Annie's Book Stop of Worcester

The little bookstore that's bigger on the inside

Jim Pic

Annie’s Book Stop of Worcester is happy to shine our Friday spotlight on James Rousmaniere, author of The Water Connections: What Fresh Water Means to Us, What We Mean to Water , a non-fiction book about our changing ways around fresh water. James will be at Annie’s Book Stop of Worcester on Saturday, March 7th at 2:00 PM to sign and read from his book, and answer any questions people may have on this extremely important subject.

I asked James if he could please tell us briefly a little about himself and his writing:

Before taking up a study of fresh water I was in daily journalism for 43 years, including service as an economics correspondent in Washington for The Baltimore Sun and later as editor of The Keene (NH) Sentinel. I am active in community affairs in southwestern New Hampshire. I have been fortunate to have been able to travel widely internationally – as a student, as a Peace Corps volunteer (India), as a news media consultant and as an adventurer. I am married and have three daughters and one granddaughter.

Where can people find your work? (Besides Annie’s Book Stop of Worcester –though they should totally check here first!)

Bauhan Publishing in Peterborough, NH and also other bookstores in New England

How can we follow your work and share your awesomeness?  
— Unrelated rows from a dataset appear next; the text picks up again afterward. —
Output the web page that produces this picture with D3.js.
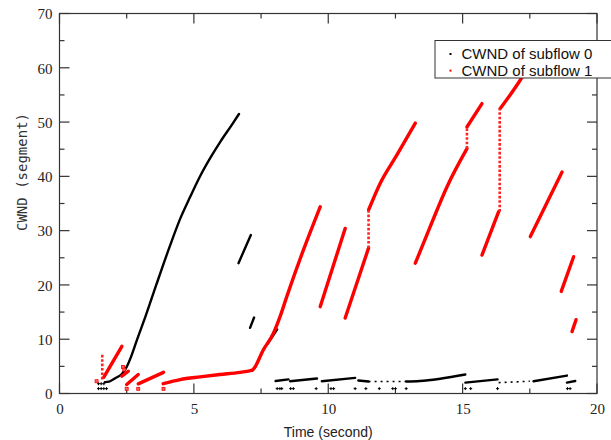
<!DOCTYPE html>
<html><head><meta charset="utf-8">
<script src="https://cdn.jsdelivr.net/npm/d3@7"></script>
<style>body{margin:0;background:#fff}svg{display:block}</style>
</head><body><svg id="c" width="611" height="440"></svg>
<script>
// ---------- data ----------
const xTicks = [0, 5, 10, 15, 20];
const yTicks = [0, 10, 20, 30, 40, 50, 60, 70];
const seriesNames = ["CWND of subflow 0", "CWND of subflow 1"];

// subflow 0 (black): continuous runs [time, cwnd]
const sub0Runs = [
  [[1.69,2.1],[1.85,2.2],[2.07,2.8],[2.32,3.6],[2.50,4.9],[2.65,6.6],[2.87,9.7],[3.2,14.2],[3.6,20.0],[4.11,27.2],[4.5,32.3],[4.86,36.2],[5.25,40.2],[5.60,43.3],[6.0,46.5],[6.4,49.4],[6.68,51.5]],
  [[6.66,24.0],[7.12,29.2]],
  [[7.09,12.1],[7.24,14.0]],
  [[7.17,4.2],[7.28,4.9]],
  [[7.75,9.2],[8.10,11.8]],
  [[8.04,2.3],[8.52,2.6]],
  [[8.58,2.26],[9.58,2.76]],
  [[9.76,2.26],[11.0,2.88]],
  [[11.12,2.4],[11.5,2.2]],
  [[12.9,2.2],[13.4,2.3],[15.1,3.5]],
  [[15.1,2.0],[16.3,2.6]],
  [[17.64,2.26],[18.88,3.3]],
  [[18.88,2.0],[19.19,2.3]]
];
// subflow 0: sparse runs
const sub0Sparse = [
  [[11.5,2.2],[12.9,2.2]],
  [[16.34,2.0],[17.5,2.26]]
];
// subflow 0: isolated samples
const sub0Dots = [
  [1.45,0.9],[1.55,0.9],[1.65,0.9],[1.75,0.9],[1.45,1.8],[1.55,1.8],[1.65,1.8],
  [8.1,0.9],[8.2,0.9],[8.27,0.9],[8.6,0.9],[8.7,0.9],[9.55,0.9],[10.1,0.9],[10.2,0.9],
  [11.0,0.9],[11.4,0.9],[11.9,0.9],[12.4,0.9],[12.5,0.9],[12.9,0.9],
  [15.1,0.9],[15.3,0.9],[16.3,0.9],[18.9,0.9],[19.0,0.9]
];

// subflow 1 (red): continuous runs
const sub1Runs = [
  [[1.65,3.0],[2.32,8.7]],
  [[2.32,3.2],[2.56,4.1]],
  [[2.5,1.65],[2.93,3.5]],
  [[2.93,1.78],[3.87,3.9]],
  [[3.86,1.8],[4.49,2.57],[5.23,3.07],[5.97,3.5],[6.72,3.9],[7.17,4.3],[7.59,8.1],[7.96,11.1],[8.21,14.2],[8.46,17.9],[9.08,26.5],[9.70,34.4]],
  [[9.70,16.0],[10.63,30.4]],
  [[10.63,13.9],[11.50,26.8]],
  [[11.50,33.8],[11.93,38.7],[12.55,43.9],[13.24,49.8]],
  [[13.24,24.0],[13.79,30.7],[14.42,38.1],[15.16,45.1]],
  [[15.16,49.1],[15.72,53.4]],
  [[15.72,25.5],[16.34,33.5]],
  [[16.40,52.5],[17.14,57.7],[17.6,61.5]],
  [[17.52,28.9],[18.70,40.8]],
  [[18.67,18.8],[19.13,25.2]],
  [[19.07,11.4],[19.22,13.6]]
];
// subflow 1: vertical jumps drawn as sparse samples
const sub1Jumps = [
  [[11.50,26.8],[11.50,33.8]],
  [[15.16,45.1],[15.16,49.1]],
  [[16.38,33.5],[16.38,52.5]],
  [[1.59,2.6],[1.59,7.4]]
];
// subflow 1: isolated samples
const sub1Dots = [
  [1.38,2.26],[2.36,4.9],[2.41,4.4],[2.5,0.86],[2.93,0.86],[3.87,0.86]
];

// ---------- drawing ----------
const svg = d3.select("#c");
const L = 59.5, R = 597, T = 13.5, B = 393.5;
const x = d3.scaleLinear().domain([0, 20]).range([L, R]);
const y = d3.scaleLinear().domain([0, 70]).range([B, T]);
const line = d3.line().x(d => x(d[0])).y(d => y(d[1])).curve(d3.curveMonotoneX);
const vline = d3.line().x(d => x(d[0])).y(d => y(d[1]));
const axisCol = "#333";

// frame
svg.append("rect").attr("x", L).attr("y", T).attr("width", R - L).attr("height", B - T)
  .attr("fill", "none").attr("stroke", axisCol).attr("stroke-width", 1.2);

// ticks (inward, mirrored)
const xMinor = d3.range(0, 20.01, 2.5);
const yMinor = d3.range(0, 70.01, 5);
const tk = svg.append("g").attr("stroke", axisCol).attr("stroke-width", 1.2);
xMinor.forEach(v => {
  const len = xTicks.includes(v) ? 10 : 5;
  tk.append("line").attr("x1", x(v)).attr("x2", x(v)).attr("y1", B).attr("y2", B - len);
  tk.append("line").attr("x1", x(v)).attr("x2", x(v)).attr("y1", T).attr("y2", T + len);
});
yMinor.forEach(v => {
  const len = yTicks.includes(v) ? 10 : 5;
  tk.append("line").attr("y1", y(v)).attr("y2", y(v)).attr("x1", L).attr("x2", L + len);
  tk.append("line").attr("y1", y(v)).attr("y2", y(v)).attr("x1", R).attr("x2", R - len);
});

// tick labels via d3 axes (lines hidden)
const xa = svg.append("g").attr("transform", `translate(0,${B})`)
  .call(d3.axisBottom(x).tickValues(xTicks).tickSize(0).tickPadding(8));
const ya = svg.append("g").attr("transform", `translate(${L},0)`)
  .call(d3.axisLeft(y).tickValues(yTicks).tickSize(0).tickPadding(7));
[xa, ya].forEach(a => {
  a.select(".domain").remove();
  a.selectAll("text").attr("font-family", "'Liberation Serif', 'Times New Roman', serif")
    .attr("font-size", 15).attr("fill", "#222");
});
ya.selectAll("text").attr("dy", "0.35em");
xa.selectAll("text").attr("dy", "0.8em");

// axis titles
svg.append("text").attr("x", (L + R) / 2).attr("y", 437).attr("text-anchor", "middle")
  .attr("font-family", "'Liberation Sans', Arial, sans-serif").attr("font-size", 14)
  .attr("fill", "#222").text("Time (second)");
svg.append("text").attr("transform", "translate(27,172) rotate(-90)").attr("text-anchor", "middle")
  .attr("font-family", "'DejaVu Sans Mono', monospace").attr("font-size", 14)
  .attr("fill", "#333").text("CWND (segment)");

const plot = svg.append("g");
// subflow 0
plot.selectAll(".s0").data(sub0Runs).join("path").attr("d", line)
  .attr("fill", "none").attr("stroke", "#000").attr("stroke-width", 2.4).attr("stroke-linecap", "round");
plot.selectAll(".s0s").data(sub0Sparse).join("path").attr("d", vline)
  .attr("fill", "none").attr("stroke", "#000").attr("stroke-width", 1.6).attr("stroke-dasharray", "2,4");
plot.selectAll(".s0d").data(sub0Dots).join("path")
  .attr("d", d => `M${x(d[0]) - 1.5},${y(d[1])}h3M${x(d[0])},${y(d[1]) - 1.5}v3`)
  .attr("stroke", "#000").attr("stroke-width", 1);
// subflow 1
plot.selectAll(".s1").data(sub1Runs).join("path").attr("d", line)
  .attr("fill", "none").attr("stroke", "#f00").attr("stroke-width", 3.4).attr("stroke-linecap", "round");
plot.selectAll(".s1j").data(sub1Jumps).join("path").attr("d", vline)
  .attr("fill", "none").attr("stroke", "#f22").attr("stroke-width", 2.6).attr("stroke-dasharray", "2.6,1.8");
plot.selectAll(".s1d").data(sub1Dots).join("rect")
  .attr("x", d => x(d[0]) - 1.5).attr("y", d => y(d[1]) - 1.5).attr("width", 3).attr("height", 3)
  .attr("fill", "#f66").attr("stroke", "#f00").attr("stroke-width", 0.8);

// legend
const lg = svg.append("g");
lg.append("rect").attr("x", 435).attr("y", 40.5).attr("width", 180).attr("height", 37.5)
  .attr("fill", "#fff").attr("stroke", "#333").attr("stroke-width", 1);
const legCol = ["#000", "#f00"];
seriesNames.forEach((n, i) => {
  const yy = 54 + i * 16.6;
  lg.append("rect").attr("x", 449.5).attr("y", yy - 1).attr("width", 2).attr("height", 2).attr("fill", legCol[i]);
  lg.append("text").attr("x", 461.5).attr("y", yy + 5).attr("font-family", "'Liberation Sans', Arial, sans-serif")
    .attr("font-size", 15).attr("fill", "#111").text(n);
});
</script></body></html>
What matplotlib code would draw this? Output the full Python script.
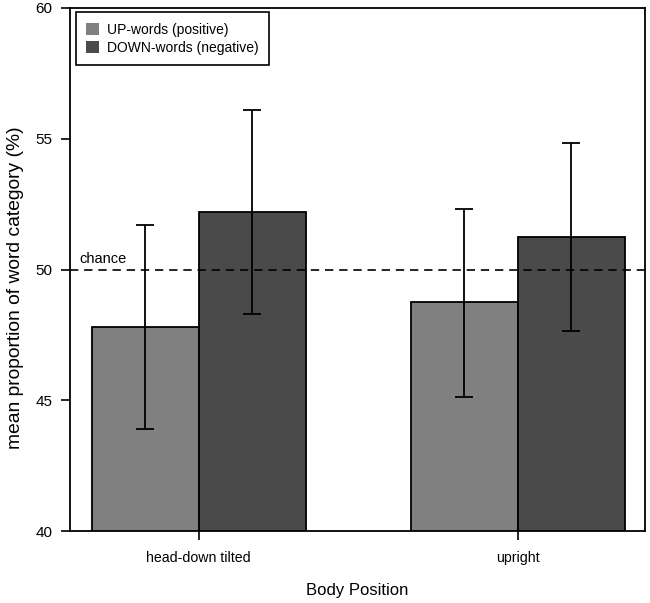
import matplotlib
matplotlib.use("Agg")
import matplotlib.pyplot as plt
import numpy as np

plt.rcParams['font.family'] = ['Liberation Sans', 'DejaVu Sans']

categories = ["head-down tilted", "upright"]
series_names = ["UP-words (positive)", "DOWN-words (negative)"]
up_means = [47.8, 48.75]
down_means = [52.2, 51.25]
up_lower = [43.9, 45.14]
up_upper = [51.7, 52.33]
down_lower = [48.3, 47.67]
down_upper = [56.1, 54.85]
chance_level = 50
yticks = [40, 45, 50, 55, 60]

colors = ["#808080", "#4a4a4a"]

fig = plt.figure(figsize=(6.5, 6.03), dpi=100)
ax = fig.add_axes([0.1077, 0.1189, 0.8846, 0.8683])

x = np.arange(len(categories))
w = 0.335

up_err = [np.array(up_means) - np.array(up_lower), np.array(up_upper) - np.array(up_means)]
down_err = [np.array(down_means) - np.array(down_lower), np.array(down_upper) - np.array(down_means)]

ax.bar(x - w / 2, up_means, width=w, color=colors[0], edgecolor="black", linewidth=1.3,
       label=series_names[0], zorder=2)
ax.bar(x + w / 2, down_means, width=w, color=colors[1], edgecolor="black", linewidth=1.3,
       label=series_names[1], zorder=2)
ax.errorbar(x - w / 2, up_means, yerr=up_err, fmt="none", ecolor="black", elinewidth=1.3,
            capsize=6.5, capthick=1.3, zorder=4)
ax.errorbar(x + w / 2, down_means, yerr=down_err, fmt="none", ecolor="black", elinewidth=1.3,
            capsize=6.5, capthick=1.3, zorder=4)

ax.axhline(chance_level, color="black", linestyle=(0, (5, 3.5)), linewidth=1.2, zorder=3)
ax.text(-0.375, chance_level + 0.12, "chance", fontsize=10.5, ha="left", va="bottom")

ax.set_xlim(-0.403, 1.398)
ax.set_ylim(40, 60)
ax.set_yticks(yticks)
ax.set_xticks(x)
ax.set_xticklabels(categories)
ax.tick_params(axis="y", direction="out", length=6.5, width=1.2, labelsize=11, pad=6)
ax.tick_params(axis="x", direction="out", length=6.5, width=1.2, labelsize=10.2, pad=8)
for s in ax.spines.values():
    s.set_linewidth(1.3)

ax.set_xlabel("Body Position", fontsize=12, labelpad=13)
ax.set_ylabel("mean proportion of word category (%)", fontsize=13.9)
ax.yaxis.set_label_coords(-0.08, 0.4656)

leg = ax.legend(loc="upper left", bbox_to_anchor=(0.0104, 0.991), borderaxespad=0,
                fancybox=False, edgecolor="black", fontsize=10, handlelength=0.9,
                handleheight=0.9, handletextpad=0.55, borderpad=0.75, labelspacing=0.3,
                framealpha=1)
leg.get_frame().set_linewidth(1.2)
for p in leg.get_patches():
    p.set_edgecolor("none")

fig.savefig("out.png", dpi=100)
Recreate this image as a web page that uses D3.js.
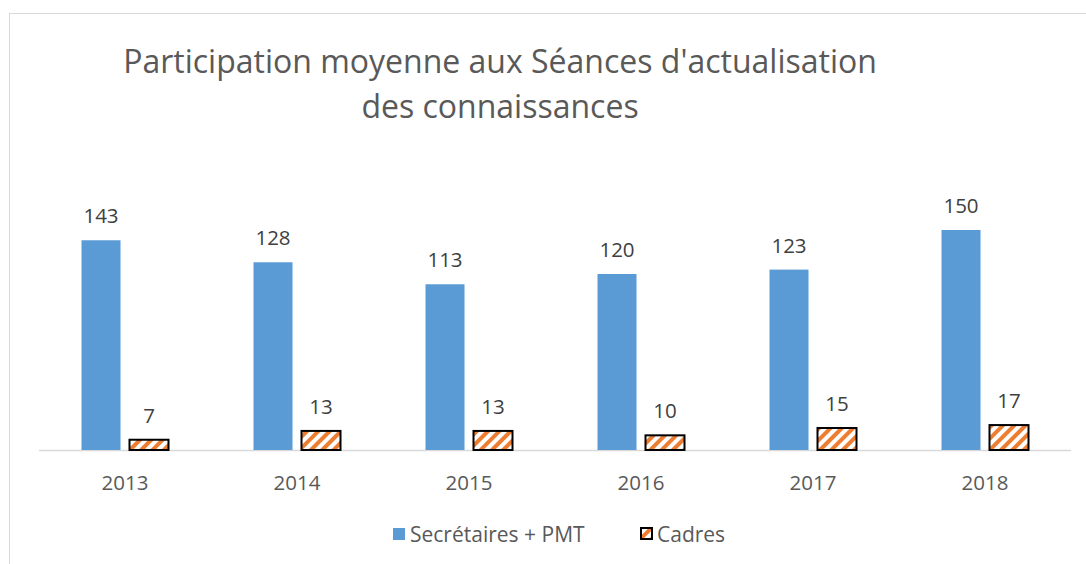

 You can follow my work about water, including a blog on the subject, at

What was the inspiration for Water Connections? What were the steps you took to bring it from initial inspiration to the finished book?

In 2012 my tiny town of Roxbury NH celebrated its bicentennial. I organized a commemorative booklet and assigned myself a short article about the waters in town that included two reservoirs for a neighboring city and a federal flood control dam; my article was about how the watershed protections around those water bodies assured that much of the town would forever be very green. Later, while relaxing by a stream that connected the two reservoirs, I wondered, if water can influence the character of a community by keeping it green, how else might water have an impact on society? That led to a book that takes up water power, water contamination, floods and flood control, citizen action around water, and so on.

Water Connections pic


What is your favorite part of being a writer?  Of the whole writing and publishing process?  What do you think has been your greatest lesson in the journey thus far?

The research part, where one is constantly learning and making discoveries. It’s the journalist’s life that I like.

What piece of advice would you want to share with other writers?

Don’t let cleverness of expression get in the way of what you want to say.

How important has the New England setting been to your writing?

Water Connections takes the reader to other parts of the country and other parts of the world, but the book is largely set in New England, a region that’s distinctive for its development history, its topography and its rainfall patterns. I imagine that a book about inland waters in, say, the arid Southwest, would be a different book, as would one that focused principally on the Northwest.

What else can we expect from you in the near future?

 I am considering a couple of book possibilities in the non-fiction category that, much like Water Connections show how things come about – essentially, how history happens.

What do you consider the most challenging part of the writing process? And how do you overcome that?

Following a four decades-long career in daily journalism, in which expression is pretty direct and the author is absent from the narrative, I had to learn a new language that (a) was more conversational and (b) enabled personal reflection.  I met the challenge by not trying to force a change, but rather let the change gradually happen as I researched and wrote.

What is the greatest lesson you’ve learned, thus far, in your writing career?

Fluency with the language is only part of the deal; ideas are important, meaning one must have something to say.

Thanks so much for answering our questions for us, James. We look forward to seeing you at Annie’s for a book signing on Saturday, March 7th at 2:00 PM.